In order to determine the security of the encryption scheme it is beneficial to test them under various attacks. It has been found in Refs. [13], [14] that JTC scheme is vulnerable to known-plaintext attack. Barrera et al. [15] and Qin et al. [16] showed that optical encryption method based on JTC architecture is vulnerable to chosen-plaintext attack. Vilardy et al. [17] proposed a method based on nonlinearity to decrypt a good quality of input image and resist the chosen-plaintext attack.
In the literature, most of the optical image encryption schemes belong to the class of symmetric cryptosystems, in which keys used for encryption, are identical to the decryption keys. Hence, linearity makes the cryptosystem insecure [18], [19], [20], [21], [22], [23], [24], [25]. The symmetric cryptosystem suffers from problems, such as, in key distribution, management, and delivery [26]. To overcome these issues, asymmetric cryptosystem has been proposed [27], [28], [29], [30], [31], [32], [33]. Asymmetric cryptosystem due to its nonlinear behavior makes the encryption system more strong. Recently, a special attack on phase truncation based encryption has been proposed [34]. Further, to avoid this attack new schemes have been developed [35]. This attack is valid if encryption keys are considered as public keys. Recently, collision attack on asymmetric cryptosystem was also proposed [36]. Thus, in order to solve the problem of linearity of DRPE, asymmetric cryptosystem is the desired option.
In this scheme, for the first time we combine the concept of asymmetric cryptosystem with the JTC for security enhancement and introducing non-linearity. An input image is first encrypted using two RPMs in basic JTC architecture and the obtained joint power spectrum (JPS) is further encrypted using phase-truncated Fourier transform approach. To encrypt the JPS, two more RPMs are used, which generate two decryption (asymmetric) keys. For decryption, knowledge of the correct decryption keys is necessary, which yields the JPS and hence the original image is retrieved successfully.
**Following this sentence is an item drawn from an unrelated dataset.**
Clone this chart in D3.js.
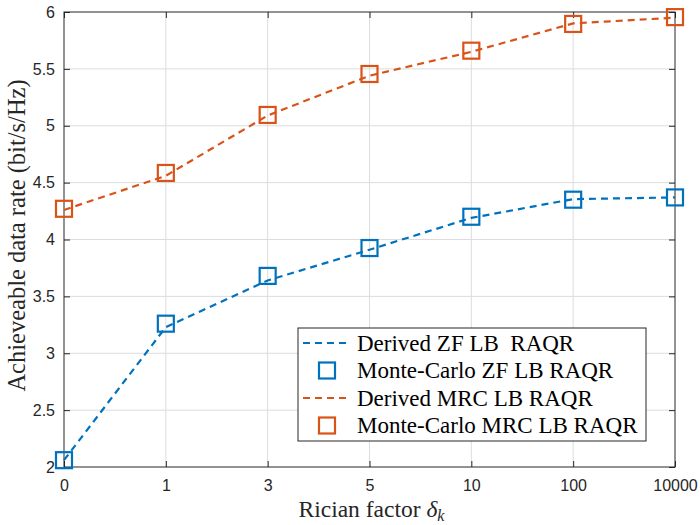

The proposed scheme makes the encryption system strong. Qin et al. [16] showed that JTC encryption system is vulnerable to chosen-plaintext attack. Recently, Wang and Zhao [34] demonstrated that asymmetric cryptosystem is also vulnerable to specific attack. In this paper, we prove through the cryptanalysis that the proposed scheme is resistant to a novel hybrid attack, which is the combination of specific attack and chosen-plain text attack. Computer simulation results validate the proposed method.
Section snippets
Encryption scheme
Let f(x,y) be a real image to be encrypted. Fig. 1 shows the optical encryption scheme based on JTC architecture. In the encryption process, RPM given as r1(x,y) is bonded with plain image f(x,y) and is placed at coordinate x=−a of the JTC input plane. On the other half, i.e. x=a, other RPM, r2(x,y) is placed. The JPS which is recorded as ciphertext is given as
Here FT(.) represents the Fourier transformation, (x,y) and (u,v) are coordinates of the input
Decryption scheme
For decryption, as shown in Fig. 1(c) the key obtained in the output domain, k2(ψ,Φ), is bonded with the cipher-text, H(ψ,Φ), and its inverse FT is obtained. The obtained spectrum is phase-truncated as
Now, H1(ξ,η) is bonded with the decryption key, k1(ξ,η), and its inverse FT is again obtained. The obtained spectrum is again phase-truncated, which retrieves the JPS as
Thus we find that after using the correct decryption keys JPS is
Attack analysis
In order to prove that a JTC architecture is resistant against chosen-plaintext attack, we first discuss an specific attack on the encrypted information, H(ψ,Φ) in Section 4.1. It has already been shown in Ref. [34] that an asymmetric cryptosystem based on the phase-truncated Fourier transform approach is vulnerable to the specific attack. Thus, due to specific attack on encrypted information, H(ψ,Φ), the JPS is retrieved. It is also known that the decrypted image obtained through an specific
Simulation results
The simulation study was carried out using MATLAB 2010(b). Fig. 2(a) shows the input image ‘OPTICS LAB IITP’ of size 128×128 pixels placed in a matrix of size 512×512 pixels through zero padding. Fig. 2(b) shows the obtained JPS by Fourier transforming the input plane containing object and keys. The encrypted JPS obtained after using amplitude-, and phase- truncation approach has been shown in Fig. 2(c). The decryption keys, k1(ξ,η) and k2(ψ,Φ) numerically generated has been shown in Fig. 2(d)
Conclusion
In summary, we proposed a novel and highly secure encryption scheme based on JTC architecture combined with amplitude-, and phase- truncation approach. Due to amplitude- and phase- truncation, the encryption scheme becomes asymmetric. Making a JTC based encryption scheme asymmetric enhances the security. Cryptanalysis of the scheme reveals that it is resistant to hybrid attack, which is the combination of specific attack on asymmetric cryptosystem and chosen-plaintext attack on JTC based
Acknowledgment
The authors acknowledge the funding from the Council of Scientific and Industrial Research, Government of India, under Grant no. 03/(1183)/10/EMR-II.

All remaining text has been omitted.